На серию вот этаких вопросцев отвратительно отвечать. Все это подробно разобрано в книге. Там подробно говорится, почему связи капиталистического аппарата подгнивают, потом разрываются, потом некоторое время пребывают в разорванном состоянии; там рассказано, почему это будет типичным для пролетарской революции вообще; там упомянуты условия для исключений. А теперь товарищ рецензент, после одного полемического тура, спрашивает, как деточка: "А почему дядя? А почему стол? А почему ручка? А почему "почему"?

Прочтите еще раз книгу, но не во сне, а наяву. Тогда узнаете, "почему".

В своей пылкой защите Каутского "непримитивный" тов. Сарабьянов цитирует "Путь к власти", где говорится, что "пролетариат поставит свою лучшую часть во главе культуры". Разве это не то, что у вас, г-н Единственный? - вопрошает меня т. Сарабьянов.

Как тут не вспомнить Гретхен: "Наш пастор тоже это говорит, только другими словами".

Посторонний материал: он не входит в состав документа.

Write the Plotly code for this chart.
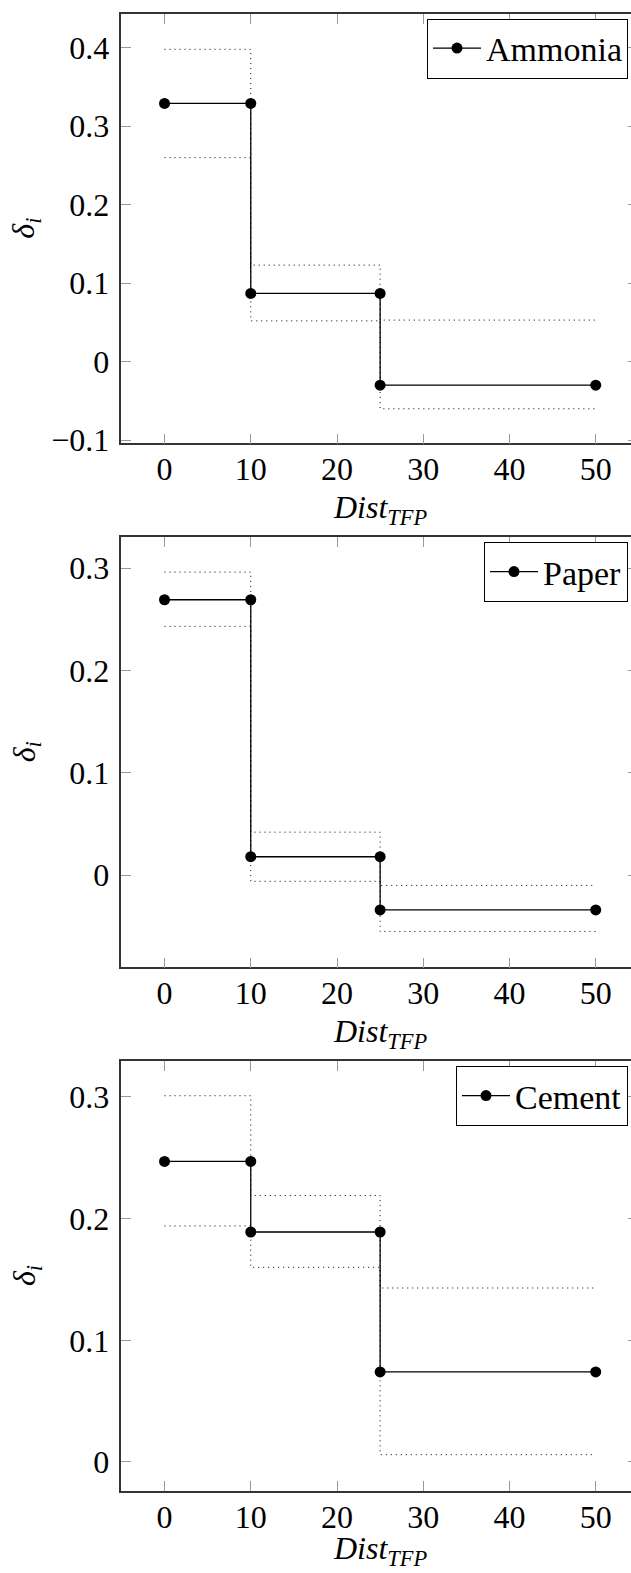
import plotly.graph_objects as go

# ---------------- data ----------------
breaks = [0, 10, 25, 50]
sectors = ["Ammonia", "Paper", "Cement"]

ammonia_delta = [0.329, 0.087, -0.030]
ammonia_upper = [0.398, 0.123, 0.053]
ammonia_lower = [0.260, 0.052, -0.060]

paper_delta = [0.269, 0.018, -0.034]
paper_upper = [0.296, 0.042, -0.010]
paper_lower = [0.243, -0.006, -0.055]

cement_delta = [0.247, 0.189, 0.074]
cement_upper = [0.301, 0.219, 0.143]
cement_lower = [0.194, 0.160, 0.006]

x_ticks = [0, 10, 20, 30, 40, 50]
y_ticks = [[-0.1, 0, 0.1, 0.2, 0.3, 0.4], [0, 0.1, 0.2, 0.3], [0, 0.1, 0.2, 0.3]]
y_ranges = [[-0.104, 0.443], [-0.090, 0.330], [-0.0236, 0.3293]]
x_range = [-5, 54.09]

series = [
    (ammonia_delta, ammonia_upper, ammonia_lower),
    (paper_delta, paper_upper, paper_lower),
    (cement_delta, cement_upper, cement_lower),
]

# ---------------- layout geometry ----------------
W, H = 631, 1573
panels_px = [(14, 443.3), (537.3, 967.3), (1061.3, 1490.7)]
left_px = 121.4
legend_top_px = [18.5, 542, 1066]

FONT = "Liberation Serif, DejaVu Serif, serif"
LINE = "#333"
TICK = "#999"


def step(vals):
    xs, ys = [], []
    for i, v in enumerate(vals):
        xs += [breaks[i], breaks[i + 1]]
        ys += [v, v]
    return xs, ys


fig = go.Figure()
annotations = []
layout = dict(
    width=W, height=H,
    margin=dict(l=0, r=0, t=0, b=0, autoexpand=False),
    paper_bgcolor="white", plot_bgcolor="white",
    template="none",
    font=dict(family=FONT, size=32, color="black"),
)

for k, (name, (d, u, l)) in enumerate(zip(sectors, series)):
    n = k + 1
    xa = "x" if n == 1 else f"x{n}"
    ya = "y" if n == 1 else f"y{n}"
    xt = f"x{n + 3}"
    yr = f"y{n + 3}"
    leg = "legend" if n == 1 else f"legend{n}"

    for vals in (u, l):
        xs, ys = step(vals)
        fig.add_trace(go.Scatter(
            x=xs, y=ys, mode="lines", xaxis=xa, yaxis=ya,
            line=dict(color="black", width=1, dash="1px,4px"),
            showlegend=False, hoverinfo="skip"))
    xs, ys = step(d)
    fig.add_trace(go.Scatter(
        x=xs, y=ys, mode="lines+markers", name=name, xaxis=xa, yaxis=ya,
        line=dict(color="black", width=1.3),
        marker=dict(color="black", size=11, symbol="circle"),
        legend=leg))
    # empty traces so that the frame axes (top / right) get drawn
    fig.add_trace(go.Scatter(x=[], y=[], xaxis=xt, yaxis=ya, mode="lines",
                             showlegend=False, hoverinfo="skip"))
    fig.add_trace(go.Scatter(x=[], y=[], xaxis=xa, yaxis=yr, mode="lines",
                             showlegend=False, hoverinfo="skip"))

    top, bot = panels_px[k]
    dom = [1 - bot / H, 1 - top / H]
    xkey = "xaxis" if n == 1 else f"xaxis{n}"
    ykey = "yaxis" if n == 1 else f"yaxis{n}"
    layout[xkey] = dict(
        domain=[left_px / W, 1], range=x_range, anchor=ya,
        tickvals=x_ticks, ticks="inside", ticklen=10, tickcolor=TICK,
        tickwidth=1, showline=True, linecolor=LINE, linewidth=1.5,
        mirror=False, showgrid=False, zeroline=False, automargin=False,
        ticklabelstandoff=-3, tickfont=dict(family=FONT, size=32, color="black"))
    layout[ykey] = dict(
        domain=dom, range=y_ranges[k], anchor=xa,
        tickvals=y_ticks[k], ticks="inside", ticklen=10, tickcolor=TICK,
        tickwidth=1, showline=True, linecolor=LINE, linewidth=1.5,
        mirror=False, showgrid=False, zeroline=False, automargin=False,
        ticklabelstandoff=4, tickfont=dict(family=FONT, size=32, color="black"))
    # top frame with inner ticks
    layout[f"xaxis{n + 3}"] = dict(
        overlaying=xa, side="top", anchor=ya, range=x_range,
        tickvals=x_ticks, ticks="inside", ticklen=10, tickcolor=TICK,
        tickwidth=1, showline=True, linecolor=LINE, linewidth=1.5,
        showticklabels=False, showgrid=False, zeroline=False, automargin=False)
    # right-side inner ticks (frame itself lies just beyond the window)
    layout[f"yaxis{n + 3}"] = dict(
        overlaying=ya, side="right", anchor=xa, range=y_ranges[k],
        tickvals=y_ticks[k], ticks="inside", ticklen=3, tickcolor=TICK,
        tickwidth=1, showticklabels=False, showline=False,
        showgrid=False, zeroline=False, automargin=False)

    layout[leg] = dict(
        x=628 / W, xanchor="right", y=1 - legend_top_px[k] / H, yanchor="top",
        bgcolor="white", bordercolor="black", borderwidth=1, itemwidth=48,
        font=dict(family=FONT, size=34, color="black"))

    # axis titles
    annotations.append(dict(
        text="<i>δ</i><sub><i>i</i></sub>", xref="paper", yref="paper",
        x=26 / W, y=(dom[0] + dom[1]) / 2, xanchor="center", yanchor="middle",
        textangle=-90, showarrow=False, font=dict(family=FONT, size=32)))
    if n < 3:
        ty, tanchor = 1 - (bot + 44) / H, "top"
    else:
        ty, tanchor = 0, "bottom"
    annotations.append(dict(
        text="<i>Dist</i><sub><i>TFP</i></sub>", xref="paper", yref="paper",
        x=380 / W, y=ty, xanchor="center", yanchor=tanchor,
        showarrow=False, font=dict(family=FONT, size=32)))

layout["annotations"] = annotations
fig.update_layout(**layout)
fig.write_html("out.html")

Разве после всего этого нетрудно увидеть на загадочной картине, которую представляет из себя критика со стороны тов. Сарабьянова, "где примитив"?

* * *

Ослик Сарабьянова "устал". Еще бы! Коварный погонщик и толкал его, и бил, и колол "заостренной палкой". Он заставлял его показывать фокусы, глотать шпаги, играть с огнем, прыгать через пропасти, читать по складам и доказывать, что дважды-два - пять. Бедное, милое животное! Ты исполнило свой долг по отношению к хозяину. Но, увы! Даже самый хороший ослик не может дать больше того, что он сам имеет.